Data segment:
++++++

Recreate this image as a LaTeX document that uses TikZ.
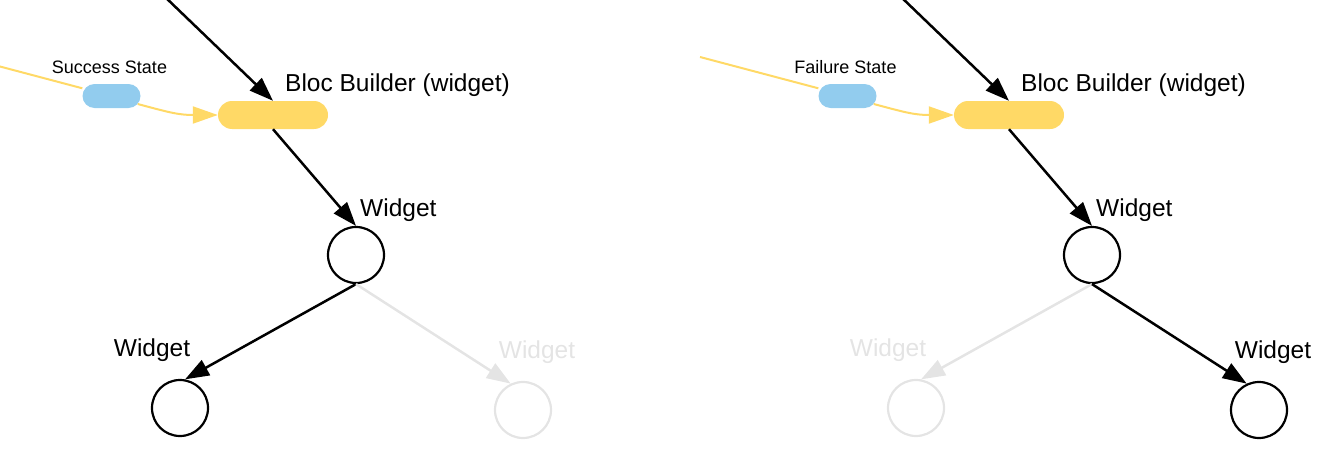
\documentclass[tikz,border=0pt]{standalone}
\usepackage{fontspec}
\setmainfont{Liberation Sans}
\usetikzlibrary{arrows.meta,positioning}
\definecolor{pill}{RGB}{255,217,102}
\definecolor{state}{RGB}{146,204,238}
\definecolor{faded}{RGB}{228,228,228}
\tikzset{
  big/.style={inner sep=0pt,font=\fontsize{24.5}{29}\selectfont},
  small/.style={inner sep=0pt,font=\fontsize{18}{22}\selectfont},
  wnode/.style={circle,draw,line width=2.2pt,minimum size=56pt,inner sep=0pt},
  warr/.style={line width=2.5pt,-{Triangle[length=24pt,width=17pt]}},
  yline/.style={line width=2pt,draw=pill},
  yarr/.style={yline,-{Triangle[length=25pt,width=17pt]}},
}
\begin{document}
\begin{tikzpicture}[x=1pt,y=-1pt]
  \useasboundingbox (0,0) rectangle (1322,460);

  \foreach \dx/\st/\lc/\rc in {0/Success State/black/faded,736/Failure State/faded/black} {
    \begin{scope}[shift={(\dx,0)}]
      \coordinate (top) at (137,-30);
      \coordinate (feed) at (-36,57);

      \node[fill=pill,rounded corners=14pt,minimum width=110pt,minimum height=28pt,inner sep=0pt] (bb) at (273,115) {};
      \node[fill=state,rounded corners=12pt,minimum width=58pt,minimum height=24pt,inner sep=0pt] (st) at (111.5,96) {};
      \node[big,above right=4pt and 12pt of bb.north] {Bloc Builder (widget)};
      \node[small,above=10pt of st.north,xshift=-2pt] {\st};

      \node[wnode] (w) at (356,255) {};
      \node[wnode,draw=\lc] (wl) at (180,408) {};
      \node[wnode,draw=\rc] (wr) at (523,410) {};
      \node[big,above right=4pt and 4pt of w.north] {Widget};
      \node[big,text=\lc,above=17pt of wl.north,xshift=-28pt] {Widget};
      \node[big,text=\rc,above=17pt of wr.north,xshift=14pt] {Widget};

      \draw[yline] (feed) -- (st);
      \draw[yarr] ([xshift=-3pt,yshift=-8pt]st.east) .. controls +(30,8) and +(-40,0) .. (bb.west);

      \draw[warr] (top) -- (bb.north);
      \draw[warr] (bb.south) -- (w.north);
      \draw[warr,draw=\lc] (w.south) -- (wl.80);
      \draw[warr,draw=\rc] (w.south) -- (wr.115);
    \end{scope}
  }
\end{tikzpicture}
\end{document}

++++++

Work to be completed:
Pictures are excluded: retype only the lines from the beginning of the listing above through the line with "(feed) at (-36,57);", both included.

Result for this exercise:
Recreate this image as a LaTeX document that uses TikZ.
\documentclass[tikz,border=0pt]{standalone}
\usepackage{fontspec}
\setmainfont{Liberation Sans}
\usetikzlibrary{arrows.meta,positioning}
\definecolor{pill}{RGB}{255,217,102}
\definecolor{state}{RGB}{146,204,238}
\definecolor{faded}{RGB}{228,228,228}
\tikzset{
  big/.style={inner sep=0pt,font=\fontsize{24.5}{29}\selectfont},
  small/.style={inner sep=0pt,font=\fontsize{18}{22}\selectfont},
  wnode/.style={circle,draw,line width=2.2pt,minimum size=56pt,inner sep=0pt},
  warr/.style={line width=2.5pt,-{Triangle[length=24pt,width=17pt]}},
  yline/.style={line width=2pt,draw=pill},
  yarr/.style={yline,-{Triangle[length=25pt,width=17pt]}},
}
\begin{document}
\begin{tikzpicture}[x=1pt,y=-1pt]
  \useasboundingbox (0,0) rectangle (1322,460);

  \foreach \dx/\st/\lc/\rc in {0/Success State/black/faded,736/Failure State/faded/black} {
    \begin{scope}[shift={(\dx,0)}]
      \coordinate (top) at (137,-30);
      \coordinate (feed) at (-36,57);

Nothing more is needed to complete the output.